Saturday 26 February 2022

So Ya Wannabe a Surrealist? Part 2. The S Word and Other Contentious Issues

 SO YA WANNABE A SURREALIST? PART 2. THE S WORD AND OTHER CONTENTIOUS ISSUES

The word is 'surreal'. Like "It's so surreal!" meaning what exactly? I hate the word because it is a flabby meaningless word that slinks around the dark corners of dictionaries and signifies whatever people want it to signify, or not. Most surrealists don't use the word because of this vague and fluffy concept of...something weird, a bit unreal. "We took loads of sleeping pills and booze and everything looked so surreal", that sort of thing.

The trouble is, this is pretty much the opposite of what is meant by Surrealism, or by surreality.  Think of the idea as being a sort of 'open totality' of reality bound together with the imaginary, the waking with the dream.

But don't take my word for it, let's juxtapose the "kinda weird" definition of 'surreal' with Andre Breton's definition in the Second Manifesto of Surrealism. This is the absolute classic passage where Breton goes beyond the original definition in the 1924 Manifesto, of "pure psychic automatism" and embraces a dialectical approach to the problems of existence:

"Everything tends to make us believe that there exists a certain point of the mind at which life and death, the real and the imagined, past and future. the communicable and the incommunicable. high and low, cease to be perceived as contradictions. Now, search as one may one will never find any other motivating force in the activities of the Surrealists than the hope of finding and fixing this point. From this it becomes obvious how absurd it would be to define Surrealism solely as constructive or destructive: the point to which we are referring is a fortiori that point where construction and destruction can no longer be brandished one against the other. It is also clear that Surrealism is not interested in giving very serious consideration to anything that happens outside of itself, under the guise of art, or even anti-art, of philosophy or anti-philosophy-in short, of anything not aimed at the annihilation of the being into a diamond, all blind and interior, which is no more the soul of ice than that of fire." (Andre Breton. (1929) Second Manifesto of Surrealism.)

I want to impress on you both the intensity and the grandeur of this vision...and I have quite forgotten to tell any jokes...

Another frequent mistake is the equation of Salvador Dali with Surrealism. Dali was indeed involved with Surrealism for a few years, made a significant contribution, but increasingly promoted himself as the surrealist, to the expense of other surrealists and the movement itself while slipping to the far right to the extent that he praised Franco. André Breton famously made an anagram of his name, Avida Dollars. Perhaps I should devote an article to Dali, explaining fully why I dislike him and his work, but really I think it is enough to just say that he was a fascist and a racist who prostituted his undoubted talent and made a great many shitty paintings with immaculate technique. What do they say? Fuck that guy!
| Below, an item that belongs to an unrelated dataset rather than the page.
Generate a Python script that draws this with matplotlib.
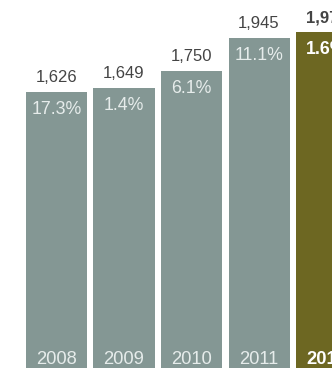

Another thing I might as well deal with now is the "last/lost surrealist syndrome". I have seen this for as long as I can remember, well, as far back as the 70s anyway. In that instance it was  André Masson who was described in a newspaper article as the last surrealist, despite the fact that there were a great many older surrealists still going. I have seen it trotted out frequently since then.

I noticed that there will be an event at Tate Modern devoted to Leonora Carrington "England's Lost Surrealist." Who lost her exactly? I remember a splendid retrospective exhibition at the Serpentine Gallery back in 1990, I think it was. Virago published most, if not all, of her writings, and they were pretty popular. She'd had a considerable following for several years before that, in part due to Whitney Chadwick's "Women Artists and the Surrealist Movement", a rather wretched book in many ways, but at least important for bringing a number of women artists to the public's attention. Leonora had, it has to be said, been very well known to surrealists for many years, but as establishment views were that surrealists were obsolete, various important surrealists had to be made profitable before they could be given publicity. So, over the years, a number of really quite wonderful women surrealists have been 'discovered'. A few works, like Amy Hale's book on Ithell Colquhoun, are real treasures, many less so.

If we are to have a sort of award for works presenting women surrealists, it must go the Penelope Rosemont's epic Women Surrealists, which accounts for, I think, over 100, and attempts to give some context to writers, painters, thinkers and activists. I'm not sure it is wholly successful, but it is a hugely ambitious book and could never be wholly successful. It is, however, wholly necessary for anybody who wants a compendious account of women in the surrealist movement. It counteracts the misleading impressions of Chadwick's volume, and that is a good start.


Here it is, now, if you don't already have a copy, you need to hunt it down  and acquire it before making any comments about women and Surrealism...I mean, read it, don't just buy it, right?